*Stated task*:
Every line of the material is to be quoted verbatim, minus the pictures.

-------- Given data

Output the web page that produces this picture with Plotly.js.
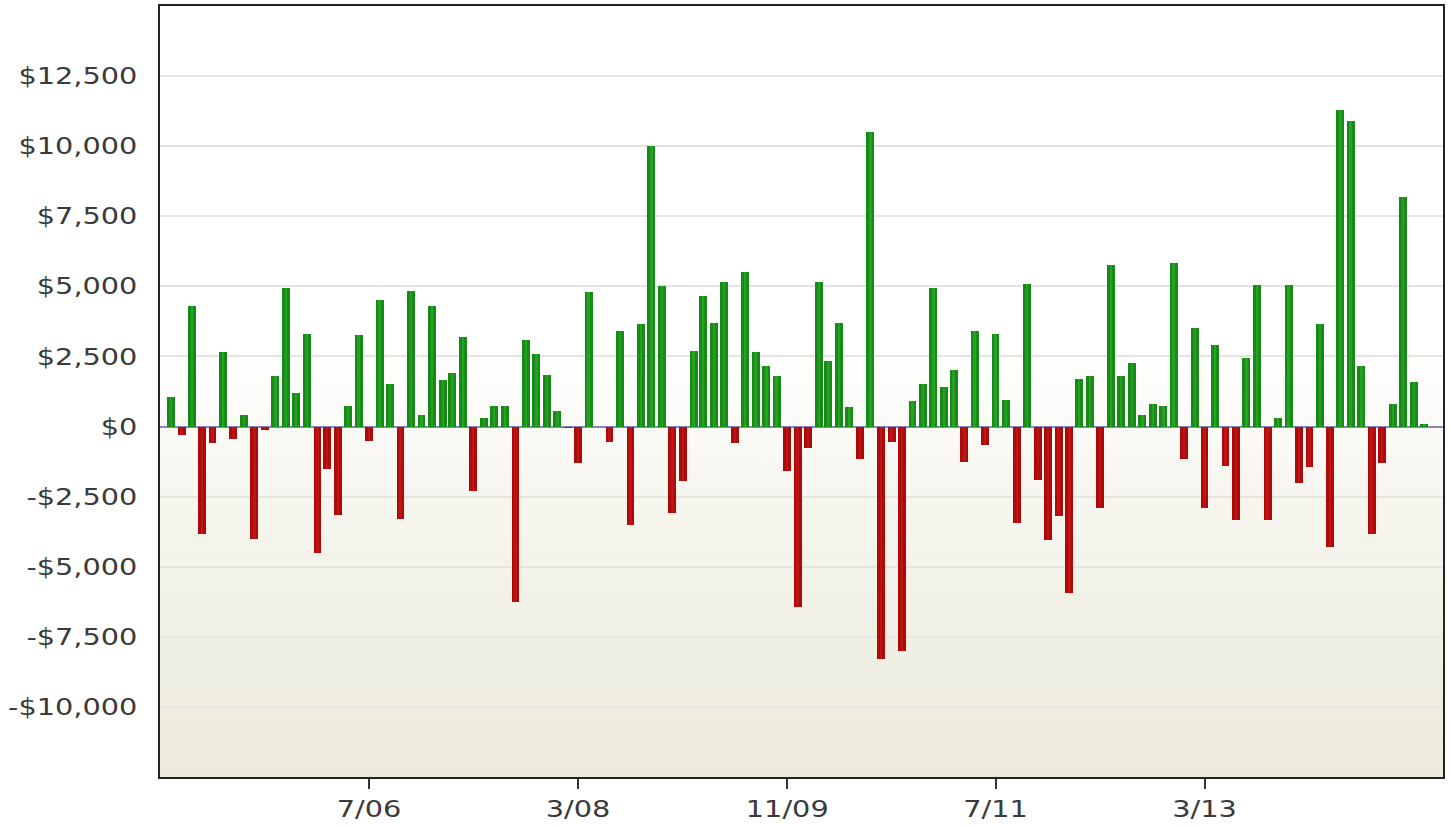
<!DOCTYPE html>
<html>
<head>
<meta charset="utf-8">
<script src="https://cdn.plot.ly/plotly-3.0.1.min.js"></script>
<style>
html,body{margin:0;padding:0;background:#ffffff;}
#chart{width:1451px;height:827px;}
</style>
</head>
<body>
<div id="chart"></div>
<script>
// Monthly results, Dec 2004 .. Dec 2014
const startMonth = "2004-12";
const monthlyValues = [
  1050, -300, 4300, -3850, -600, 2650, -430, 400, -4000, -130, 1800, 4950,
  1200, 3300, -4500, -1500, -3150, 750, 3250, -500, 4500, 1500, -3300, 4850,
  400, 4300, 1650, 1900, 3200, -2300, 300, 750, 750, -6250, 3100, 2600,
  1850, 550, -50, -1300, 4800, 0, -550, 3400, -3500, 3650, 10000, 5000,
  -3100, -1950, 2700, 4650, 3700, 5150, -600, 5500, 2650, 2150, 1800, -1600,
  -6450, -750, 5150, 2350, 3700, 700, -1150, 10500, -8300, -550, -8000, 900,
  1500, 4950, 1400, 2000, -1250, 3400, -650, 3300, 950, -3450, 5100, -1900,
  -4050, -3200, -5950, 1700, 1800, -2900, 5750, 1800, 2250, 400, 800, 750,
  5850, -1150, 3500, -2900, 2900, -1400, -3350, 2450, 5050, -3350, 300, 5050,
  -2000, -1450, 3650, -4300, 11300, 10900, 2150, -3850, -1300, 800, 8200, 1600,
  80
];
const xTickVals = ["2006-07-01", "2008-03-01", "2009-11-01", "2011-07-01", "2013-03-01"];
const yTickVals = [-10000, -7500, -5000, -2500, 0, 2500, 5000, 7500, 10000, 12500];
const yTickText = ["-$10,000", "-$7,500", "-$5,000", "-$2,500", "$0", "$2,500", "$5,000", "$7,500", "$10,000", "$12,500"];

// month dates for each bar
const months = [];
(function(){
  let y = parseInt(startMonth.slice(0,4),10), m = parseInt(startMonth.slice(5,7),10);
  for (let i = 0; i < monthlyValues.length; i++) {
    months.push(y + "-" + String(m).padStart(2,"0") + "-01");
    m++; if (m > 12) { m = 1; y++; }
  }
})();

const DAY = 86400000;
const mainColors = monthlyValues.map(v => v >= 0 ? "#168c16" : "#ad0a0a");
const stripeColors = monthlyValues.map(v => v >= 0 ? "#35b335" : "#cf1e1e");

const traceMain = {
  type: "bar", x: months, y: monthlyValues,
  width: 23 * DAY,
  marker: {color: mainColors, line: {width: 0}},
  hoverinfo: "skip", showlegend: false
};
const traceStripe = {
  type: "bar", x: months, y: monthlyValues,
  width: 7 * DAY,
  marker: {color: stripeColors, line: {width: 0}, opacity: 0.55},
  hoverinfo: "skip", showlegend: false
};

const bgSvg = '<svg xmlns="http://www.w3.org/2000/svg" width="10" height="100" preserveAspectRatio="none">' +
  '<defs><linearGradient id="g" x1="0" y1="0" x2="0" y2="1">' +
  '<stop offset="0" stop-color="#ffffff"/><stop offset="0.45" stop-color="#ffffff"/>' +
  '<stop offset="0.62" stop-color="#f7f6f0"/><stop offset="1" stop-color="#ebeadb"/>' +
  '</linearGradient></defs><rect width="10" height="100" fill="url(#g)"/></svg>';
const bgUri = "data:image/svg+xml;charset=utf-8," + encodeURIComponent(bgSvg);

const tickFont = {family: "DejaVu Sans, Verdana, sans-serif", size: 23, color: "#3a3a3a"};

const layout = {
  width: 1451, height: 827,
  margin: {l: 160, r: 8, t: 6, b: 50, pad: 0},
  paper_bgcolor: "#ffffff",
  plot_bgcolor: "rgba(0,0,0,0)",
  barmode: "overlay",
  bargap: 0,
  showlegend: false,
  images: [{
    source: bgUri, xref: "paper", yref: "paper",
    x: 0, y: 1, sizex: 1, sizey: 1, xanchor: "left", yanchor: "top",
    sizing: "stretch", layer: "below"
  }],
  xaxis: {
    type: "date",
    range: ["2004-10-30", "2015-01-25"],
    tickvals: xTickVals,
    tickformat: "%-m/%y",
    ticks: "outside", ticklen: 10, tickwidth: 2, tickcolor: "#333333",
    showgrid: false, zeroline: false,
    showline: true, linecolor: "#222222", linewidth: 2, mirror: true,
    tickfont: tickFont
  },
  yaxis: {
    range: [-12500, 15000],
    tickvals: yTickVals,
    ticktext: yTickText,
    ticks: "",
    ticklabelstandoff: 16,
    showgrid: true, gridcolor: "#e4e4e0", gridwidth: 2,
    zeroline: true, zerolinecolor: "#8686bc", zerolinewidth: 2,
    showline: true, linecolor: "#222222", linewidth: 2, mirror: true,
    tickfont: tickFont
  }
};

// the reference's labels are drawn horizontally wider than the font's natural width
function widenLabels(gd) {
  gd.querySelectorAll(".xtick text, .ytick text").forEach(t => {
    if (t.getAttribute("data-widened")) return;
    const len = t.getComputedTextLength();
    if (len > 0) {
      t.setAttribute("textLength", (len * 1.25).toFixed(1));
      t.setAttribute("lengthAdjust", "spacingAndGlyphs");
      t.setAttribute("data-widened", "1");
    }
  });
}

Plotly.newPlot("chart", [traceMain, traceStripe], layout, {displayModeBar: false, staticPlot: true})
  .then(gd => widenLabels(gd));
</script>
</body>
</html>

----------------

*Expected answer*:
Output the web page that produces this picture with Plotly.js.
<!DOCTYPE html>
<html>
<head>
<meta charset="utf-8">
<script src="https://cdn.plot.ly/plotly-3.0.1.min.js"></script>
<style>
html,body{margin:0;padding:0;background:#ffffff;}
#chart{width:1451px;height:827px;}
</style>
</head>
<body>
<div id="chart"></div>
<script>
// Monthly results, Dec 2004 .. Dec 2014
const startMonth = "2004-12";
const monthlyValues = [
  1050, -300, 4300, -3850, -600, 2650, -430, 400, -4000, -130, 1800, 4950,
  1200, 3300, -4500, -1500, -3150, 750, 3250, -500, 4500, 1500, -3300, 4850,
  400, 4300, 1650, 1900, 3200, -2300, 300, 750, 750, -6250, 3100, 2600,
  1850, 550, -50, -1300, 4800, 0, -550, 3400, -3500, 3650, 10000, 5000,
  -3100, -1950, 2700, 4650, 3700, 5150, -600, 5500, 2650, 2150, 1800, -1600,
  -6450, -750, 5150, 2350, 3700, 700, -1150, 10500, -8300, -550, -8000, 900,
  1500, 4950, 1400, 2000, -1250, 3400, -650, 3300, 950, -3450, 5100, -1900,
  -4050, -3200, -5950, 1700, 1800, -2900, 5750, 1800, 2250, 400, 800, 750,
  5850, -1150, 3500, -2900, 2900, -1400, -3350, 2450, 5050, -3350, 300, 5050,
  -2000, -1450, 3650, -4300, 11300, 10900, 2150, -3850, -1300, 800, 8200, 1600,
  80
];
const xTickVals = ["2006-07-01", "2008-03-01", "2009-11-01", "2011-07-01", "2013-03-01"];
const yTickVals = [-10000, -7500, -5000, -2500, 0, 2500, 5000, 7500, 10000, 12500];
const yTickText = ["-$10,000", "-$7,500", "-$5,000", "-$2,500", "$0", "$2,500", "$5,000", "$7,500", "$10,000", "$12,500"];

// month dates for each bar
const months = [];
(function(){
  let y = parseInt(startMonth.slice(0,4),10), m = parseInt(startMonth.slice(5,7),10);
  for (let i = 0; i < monthlyValues.length; i++) {
    months.push(y + "-" + String(m).padStart(2,"0") + "-01");
    m++; if (m > 12) { m = 1; y++; }
  }
})();

const DAY = 86400000;
const mainColors = monthlyValues.map(v => v >= 0 ? "#168c16" : "#ad0a0a");
const stripeColors = monthlyValues.map(v => v >= 0 ? "#35b335" : "#cf1e1e");

const traceMain = {
  type: "bar", x: months, y: monthlyValues,
  width: 23 * DAY,
  marker: {color: mainColors, line: {width: 0}},
  hoverinfo: "skip", showlegend: false
};
const traceStripe = {
  type: "bar", x: months, y: monthlyValues,
  width: 7 * DAY,
  marker: {color: stripeColors, line: {width: 0}, opacity: 0.55},
  hoverinfo: "skip", showlegend: false
};

const bgSvg = '<svg xmlns="http://www.w3.org/2000/svg" width="10" height="100" preserveAspectRatio="none">' +
  '<defs><linearGradient id="g" x1="0" y1="0" x2="0" y2="1">' +
  '<stop offset="0" stop-color="#ffffff"/><stop offset="0.45" stop-color="#ffffff"/>' +
  '<stop offset="0.62" stop-color="#f7f6f0"/><stop offset="1" stop-color="#ebeadb"/>' +
  '</linearGradient></defs><rect width="10" height="100" fill="url(#g)"/></svg>';
const bgUri = "data:image/svg+xml;charset=utf-8," + encodeURIComponent(bgSvg);

const tickFont = {family: "DejaVu Sans, Verdana, sans-serif", size: 23, color: "#3a3a3a"};

const layout = {
  width: 1451, height: 827,
  margin: {l: 160, r: 8, t: 6, b: 50, pad: 0},
  paper_bgcolor: "#ffffff",
  plot_bgcolor: "rgba(0,0,0,0)",
  barmode: "overlay",
  bargap: 0,
  showlegend: false,
  images: [{
    source: bgUri, xref: "paper", yref: "paper",
    x: 0, y: 1, sizex: 1, sizey: 1, xanchor: "left", yanchor: "top",
    sizing: "stretch", layer: "below"
  }],
  xaxis: {
    type: "date",
    range: ["2004-10-30", "2015-01-25"],
    tickvals: xTickVals,
    tickformat: "%-m/%y",
    ticks: "outside", ticklen: 10, tickwidth: 2, tickcolor: "#333333",
    showgrid: false, zeroline: false,
    showline: true, linecolor: "#222222", linewidth: 2, mirror: true,
    tickfont: tickFont
  },
  yaxis: {
    range: [-12500, 15000],
    tickvals: yTickVals,
    ticktext: yTickText,
    ticks: "",
    ticklabelstandoff: 16,
    showgrid: true, gridcolor: "#e4e4e0", gridwidth: 2,
    zeroline: true, zerolinecolor: "#8686bc", zerolinewidth: 2,
    showline: true, linecolor: "#222222", linewidth: 2, mirror: true,
    tickfont: tickFont
  }
};

// the reference's labels are drawn horizontally wider than the font's natural width
function widenLabels(gd) {
  gd.querySelectorAll(".xtick text, .ytick text").forEach(t => {
    if (t.getAttribute("data-widened")) return;
    const len = t.getComputedTextLength();
    if (len > 0) {
      t.setAttribute("textLength", (len * 1.25).toFixed(1));
      t.setAttribute("lengthAdjust", "spacingAndGlyphs");
      t.setAttribute("data-widened", "1");
    }
  });
}

Plotly.newPlot("chart", [traceMain, traceStripe], layout, {displayModeBar: false, staticPlot: true})
  .then(gd => widenLabels(gd));
</script>
</body>
</html>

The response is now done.